German media reports, however, quoted team boss Wolff as utterly rubbishing the claims, saying it is closer to "satire" than reality.

"Such numbers are an absolute illusion," the Austrian added.

"As Mercedes, we are committed to efficiency, even when it comes to the driver salaries," Wolff insisted.

Mercedes can probably afford to play hardball with Hamilton, given that although he is a proven title winner and arguably the most marketable driver on the grid, the German team is undoubtedly the most coveted address in pitlane.

"You're never in a perfect (negotiating) situation," Wolff said, "but as Lewis wants to be with us, and we want to keep him, what we need to do is find a basis for the two sides to come together."

Contract talks were said to be at an advanced stage some weeks ago at the Jerez test, "But it just takes time," Wolff explained.

"We have similar ideas, but it is important to implement them in a contract."

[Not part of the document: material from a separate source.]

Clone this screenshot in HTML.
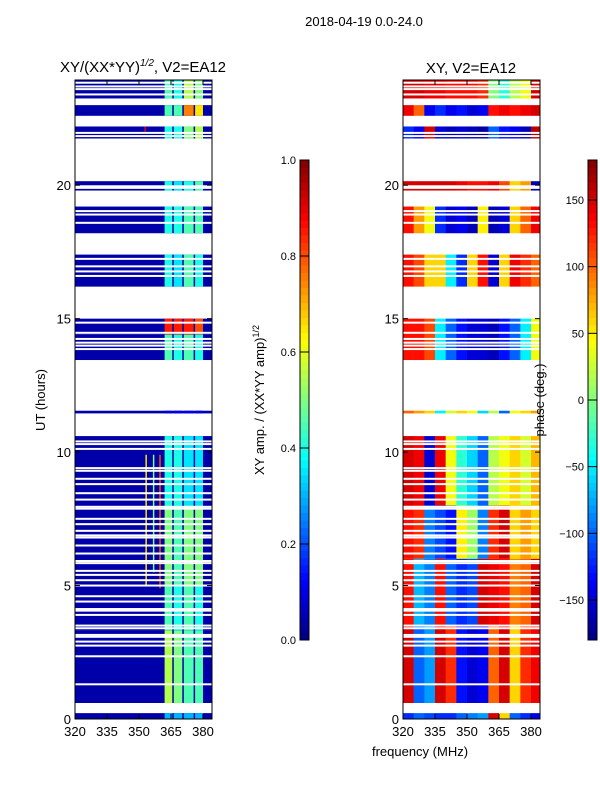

Turning his attention to Mercedes' looming title defense, meanwhile, Wolff admitted it will be healthy for the sport if there are more competitive opponents in 2015.

"Ferrari has made a big jump," he said, "and according to our estimates, they are also now really fast on the straight.

"This pleases us, because it is important for formula one that Ferrari is at the front," added Wolff.

"Like last year, Williams has built a car with low drag, so the only real question mark we have is Red Bull."